Country is in lockdown yet our borders remain open

By Benjamin Loughnane, Communications Officer, Migration Watch UK

May 22, 2020, Westmonster

Since the start of lockdown, while everything else has slowed down, illegal Channel crossings have sped up, and the numbers are soaring.

Thousands are entering the country illegally, posing a risk not only to border security and the rule of law, but also to public health. 

A change of policy is urgently required to deal with illegal Channel crossings.

A Migration Watch UK estimate reveals that nearly 4,000 people have come to the UK via such crossings since 2018.  These trips are perilous and should not be encouraged. 

Despite this, the government have failed to disincentivise these trips.

A lack of enforcement combined with an asylum system vulnerable to abuse has made these trips an attractive prospect.

Cynical human traffickers take advantage of this to make money – many charging around £5,000 per person.  With hundreds making such trips every week, this is a multi-million pound enterprise.

No wonder then that traffickers are so motivated to pack dinghies as full as they can, each person adding to their profits – safe in the knowledge that if vessels meet danger the occupants will be picked out of the water by the UK authorities, and taken to shore where they can claim asylum.

It is time for the UK to end this ‘taxi service’ for illegal crossings.

We must come down hard on traffickers and end this sick industry which willingly risks the lives of its customers.

Those who flee danger and claim asylum in the first safe country of arrival are legitimate refugees.

Those coming into the UK from France and Belgium do not fit that bill, they are not fleeing dangerous countries.

They will have passed through a number of safe countries to reach Britain – this is called Asylum Shopping, and the government must do everything in their power to end it.  For every fifty that arrive, only three are returned.

Such figures play into the hands of the traffickers who use them in convincing people to make these dangerous and illegal trips.

Now there are even suggestions that migrants do not even need to make it as far as British territorial waters to be taken into the UK.

Yesterday, for example, a French naval boat reportedly guided a migrant boat into UK waters, where it handed the boat over to our Brder Force. 

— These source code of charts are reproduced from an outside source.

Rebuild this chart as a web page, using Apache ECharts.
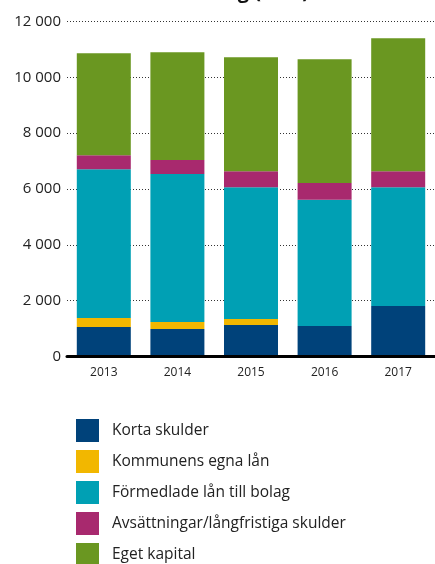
<!DOCTYPE html>
<html>
<head>
<meta charset="utf-8">
<script src="https://cdn.jsdelivr.net/npm/echarts@6/dist/echarts.min.js"></script>
<style>
  html, body { margin: 0; padding: 0; background: #fff; }
  #chart { width: 435px; height: 564px; }
</style>
</head>
<body>
<div id="chart"></div>
<script>
// Balance sheet liabilities and equity by year (mkr)
const years = ['2013', '2014', '2015', '2016', '2017'];
const kortaSkulder = [1055, 984, 1127, 1091, 1807];
const kommunensLan = [323, 250, 215, 0, 0];
const formedladeLan = [5331, 5307, 4723, 4520, 4258];
const avsattningar = [501, 501, 572, 608, 572];
const egetKapital = [3650, 3853, 4079, 4426, 4759];

const seriesNames = [
  'Korta skulder',
  'Kommunens egna lån',
  'Förmedlade lån till bolag',
  'Avsättningar/långfristiga skulder',
  'Eget kapital'
];
const seriesData = [kortaSkulder, kommunensLan, formedladeLan, avsattningar, egetKapital];
const colors = ['#00427A', '#F2B700', '#00A0B4', '#A8296E', '#6A9721'];

const font = '"Open Sans", "Noto Sans", sans-serif';

const chart = echarts.init(document.getElementById('chart'));
chart.setOption({
  animation: false,
  color: colors,
  textStyle: { fontFamily: font },
  graphic: [{
    type: 'text',
    right: 126,
    top: -18,
    style: {
      text: 'Finansiering (mkr)',
      font: 'bold 20px ' + font,
      fill: '#111'
    }
  }],
  grid: { left: 67, top: 21.5, width: 370, height: 335 },
  legend: {
    orient: 'vertical',
    left: 76,
    top: 419,
    height: 160,
    padding: 0,
    itemWidth: 23,
    itemHeight: 23,
    itemGap: 8,
    icon: 'rect',
    selectedMode: false,
    textStyle: { fontSize: 15.5, color: '#222', fontFamily: font, padding: [0, 0, 0, 8] },
    data: seriesNames
  },
  xAxis: {
    type: 'category',
    data: years,
    axisLine: { show: true, lineStyle: { color: '#000', width: 3 } },
    axisTick: { show: false },
    axisLabel: { color: '#222', fontSize: 12, margin: 10, fontFamily: font },
    z: 10
  },
  yAxis: {
    type: 'value',
    min: 0,
    max: 12000,
    interval: 2000,
    axisLine: { show: false },
    axisTick: { show: false },
    axisLabel: {
      color: '#222',
      fontSize: 15,
      margin: 6,
      fontFamily: font,
      formatter: v => v === 0 ? '0' : String(v).replace(/\B(?=(\d{3})+(?!\d))/g, ' ')
    },
    splitLine: { show: true, lineStyle: { color: '#333', width: 1, type: [1, 2] } }
  },
  series: seriesNames.map((name, i) => ({
    name,
    type: 'bar',
    stack: 'total',
    barWidth: 54,
    data: seriesData[i]
  }))
});
</script>
</body>
</html>
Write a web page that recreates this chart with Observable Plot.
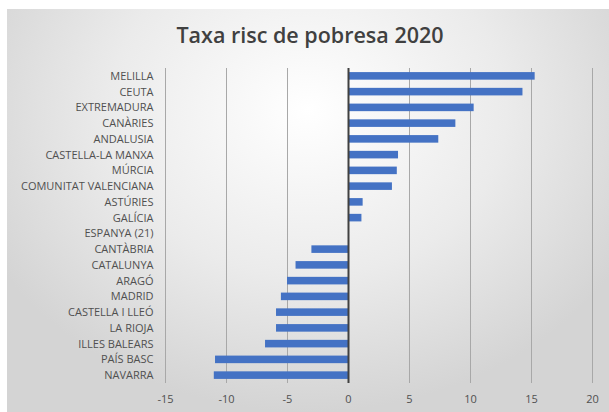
<!DOCTYPE html>
<html>
<head>
<meta charset="utf-8">
<script src="https://cdn.jsdelivr.net/npm/d3@7"></script>
<script src="https://cdn.jsdelivr.net/npm/@observablehq/plot@0.6"></script>
<style>
  html, body { margin: 0; padding: 0; background: #fff; }
  #frame {
    position: absolute; left: 7px; top: 9px; width: 602px; height: 403px;
    background: radial-gradient(ellipse 60% 75% at 50% 25%, #ffffff 0%, #ebebeb 55%, #d4d4d4 100%);
    overflow: hidden;
  }
  #title {
    height: 50px; line-height: 50px; padding-top: 1px; padding-left: 4px; box-sizing: border-box;
    text-align: center; font-family: "Open Sans", sans-serif; font-weight: 600;
    font-size: 21.5px; color: #404040;
  }
  #chart svg { display: block; background: transparent; }
</style>
</head>
<body>
<div id="frame">
  <div id="title">Taxa risc de pobresa 2020</div>
  <div id="chart"></div>
</div>
<script>
const regions = ["MELILLA", "CEUTA", "EXTREMADURA", "CANÀRIES", "ANDALUSIA", "CASTELLA-LA MANXA", "MÚRCIA", "COMUNITAT VALENCIANA", "ASTÚRIES", "GALÍCIA", "ESPANYA (21)", "CANTÀBRIA", "CATALUNYA", "ARAGÓ", "MADRID", "CASTELLA I LLEÓ", "LA RIOJA", "ILLES BALEARS", "PAÍS BASC", "NAVARRA"];
const values = [15.3, 14.3, 10.3, 8.8, 7.4, 4.1, 4.0, 3.6, 1.2, 1.1, 0, -3.0, -4.3, -5.0, -5.5, -5.9, -5.9, -6.8, -10.9, -11.0];
const xTicks = [-15, -10, -5, 0, 5, 10, 15, 20];

const data = regions.map((r, i) => ({region: r, value: values[i]}));

const chart = Plot.plot({
  width: 602,
  height: 353,
  marginTop: 9,
  marginBottom: 29,
  marginLeft: 158,
  marginRight: 17,
  style: {fontFamily: "Open Sans, sans-serif", fontSize: "11px", color: "#505050", background: "transparent"},
  x: {domain: [-15, 20], ticks: xTicks, tickFormat: d => String(d), tickSize: 0, tickPadding: 12, label: null},
  y: {domain: regions, paddingInner: 0.52, paddingOuter: 0.26, round: false, tickSize: 0, tickPadding: 12, label: null},
  marks: [
    Plot.gridX(xTicks, {stroke: "#a8a8a8", strokeOpacity: 1, strokeWidth: 1}),
    Plot.barX(data, {x: "value", y: "region", fill: "#4472C4"}),
    Plot.ruleX([0], {stroke: "#404040", strokeWidth: 2})
  ]
});
document.getElementById("chart").appendChild(chart);
</script>
</body>
</html>
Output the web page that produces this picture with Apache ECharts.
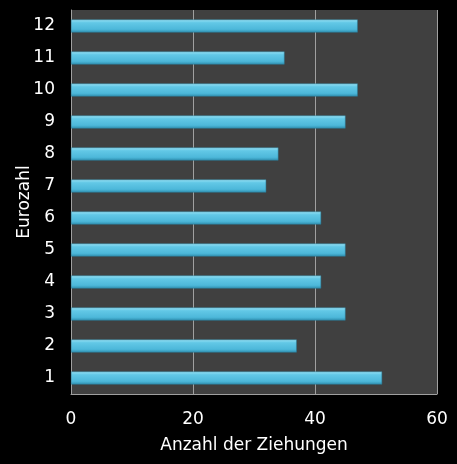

Policy changes are required.  The criteria for asylum grants must be tightened to prioritise those in genuine need.  The government must increase removals of those not granted asylum, which have declined steadily since 2006. 

We must negotiate a new agreement with the French to ensure that they are preventing boats from departing, and taking back those which do.

Finally, the government must make it clear that all those coming illegally to the UK who have no right to be here will be removed swiftly.

Our policies should aim to remove any incentive to make these journeys in the first place.  In doing so we will not only secure our borders, but we will save lives and help tackle the blight of human trafficking. 

Those who encourage these journeys – and in doing so imperil those who make them – are no humanitarians; it is grossly irresponsible to do so.

The UK must unite against this rather than clamouring to virtue signal in favour of crossings. 

Over a thousand people have made such crossings into the UK since the beginning of lockdown. 

With Covid-19 outbreaks having occurred in the Calais camp and in UK detention centres, there is a very real risk that this continued illegal influx is worsening the pandemic. 

Not only that, but it is a slap in the face for the millions of Brits who have at great cost stayed at home in order to contain the virus.

A country which cannot control its borders has no chance of containing a deadly virus.  It is crucial that we secure the borders before it is too late.